Unlike their first album, songwriting credits for fully half of the record were attributed to Ken Hensley alone, as opposed to the debut's collaborative partnership of frontman David Byron and guitarist Mick Box. Soon after the release, drummer Keith Baker left the band,[1] replaced by Ian Clark (from another Vertigo band, Cressida). With Clark, the band embarked on their first US tour, supporting Three Dog Night and Steppenwolf.[2]
Musical style
Salisbury is skewed toward the progressive rock genre, with its 16-minute title track featuring a 24-piece orchestra[3] and was also significant for Hensley's instant rise to a position as main composer of the group's music.
Cover art
The front cover of the album depicted a British Chieftain tank, which connects to the title, as Salisbury Plain in Wiltshire, England, is a military training area. The original LP release was a gatefold sleeve, with a black-and-white image of the underside of a Chieftain tank on the inside with the turret facing the rear, over which were printed Hensley's comments on each track.

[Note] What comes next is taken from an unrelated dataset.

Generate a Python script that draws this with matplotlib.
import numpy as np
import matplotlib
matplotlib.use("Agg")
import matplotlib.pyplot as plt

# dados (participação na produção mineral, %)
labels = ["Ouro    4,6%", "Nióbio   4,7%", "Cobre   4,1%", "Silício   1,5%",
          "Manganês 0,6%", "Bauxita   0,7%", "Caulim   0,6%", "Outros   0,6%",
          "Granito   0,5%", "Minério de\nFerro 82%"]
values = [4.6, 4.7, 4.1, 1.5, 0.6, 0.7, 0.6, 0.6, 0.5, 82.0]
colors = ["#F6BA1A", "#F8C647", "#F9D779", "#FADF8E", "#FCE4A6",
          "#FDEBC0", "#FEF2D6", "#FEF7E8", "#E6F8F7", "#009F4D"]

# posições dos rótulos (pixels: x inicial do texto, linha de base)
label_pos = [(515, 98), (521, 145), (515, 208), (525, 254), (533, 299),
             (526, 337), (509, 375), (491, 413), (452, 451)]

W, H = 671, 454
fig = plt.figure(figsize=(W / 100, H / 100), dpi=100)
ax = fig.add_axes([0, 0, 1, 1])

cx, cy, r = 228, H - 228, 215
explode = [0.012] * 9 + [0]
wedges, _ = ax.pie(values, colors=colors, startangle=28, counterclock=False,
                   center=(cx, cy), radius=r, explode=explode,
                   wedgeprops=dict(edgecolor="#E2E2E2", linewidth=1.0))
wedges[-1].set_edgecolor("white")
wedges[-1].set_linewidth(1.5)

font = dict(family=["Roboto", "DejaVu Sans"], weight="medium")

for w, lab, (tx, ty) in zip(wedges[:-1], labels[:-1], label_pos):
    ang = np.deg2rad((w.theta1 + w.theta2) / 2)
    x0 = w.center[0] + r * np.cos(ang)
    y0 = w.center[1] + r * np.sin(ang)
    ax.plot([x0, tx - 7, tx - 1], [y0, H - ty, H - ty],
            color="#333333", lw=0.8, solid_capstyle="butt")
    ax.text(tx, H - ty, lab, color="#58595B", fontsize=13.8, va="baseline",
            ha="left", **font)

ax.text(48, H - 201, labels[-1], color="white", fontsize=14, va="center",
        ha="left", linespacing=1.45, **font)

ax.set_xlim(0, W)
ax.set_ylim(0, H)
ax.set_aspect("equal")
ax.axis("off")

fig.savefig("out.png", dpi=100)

Later reissues would be in a single sleeve. The American release on Mercury Records featured a different cover image (a man tearing out of his own skin), as did the original Canadian pressings. Subsequent Canadian pressings used the UK artwork.
Release
The album was reissued by Bronze Records later in 1971 after the band signed to that label for their third album.[2]Salisbury was remastered and reissued by Castle Communications in 1996 with two bonus tracks, and again in 2003 in an expanded deluxe edition. In 2016, Sanctuary Records released a two-disc deluxe edition.

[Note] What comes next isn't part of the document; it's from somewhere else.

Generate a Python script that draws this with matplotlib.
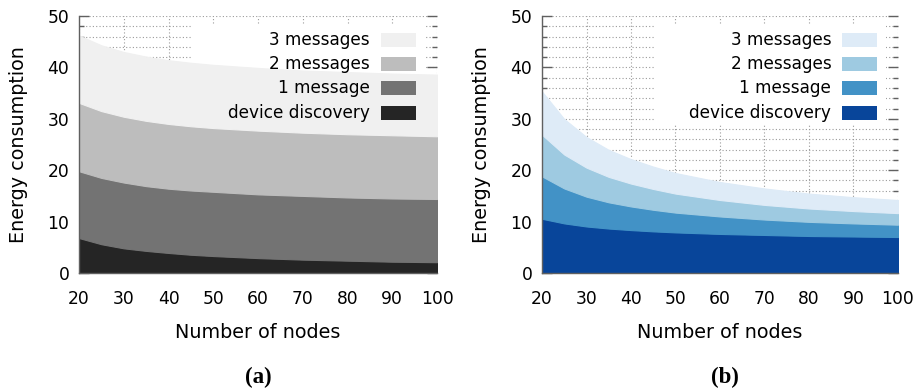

According to AllMusic reviewer, the album perfected Uriah Heep's "blend of heavy metal power and prog rock complexity" and " is too unfocused for the casual listener but offers enough solid songs for the Uriah Heep completist."[3] Canadian journalist Martin Popoff described the album as "a dark downer" and "a failed experiment", imputing the cause of the slip to the "prog rock nightmare" of the title track and to "the hatchet production job".[4] William Pinfold of Record Collector, reviewing the 2016 expanded re-issue, considered Salisbury "a collection notable for tightness, precision and a confident breadth of talent", and praised the band for the album's variety.[5]
One of the album's tracks, "Lady in Black", described as "a stylishly arranged tune that builds from a folk-styled acoustic tune into a throbbing rocker full of ghostly harmonies and crunching guitar riffs",[3] became a hit in Germany upon its re-release in 1977 (earning the band the Radio Luxemburg Lion award).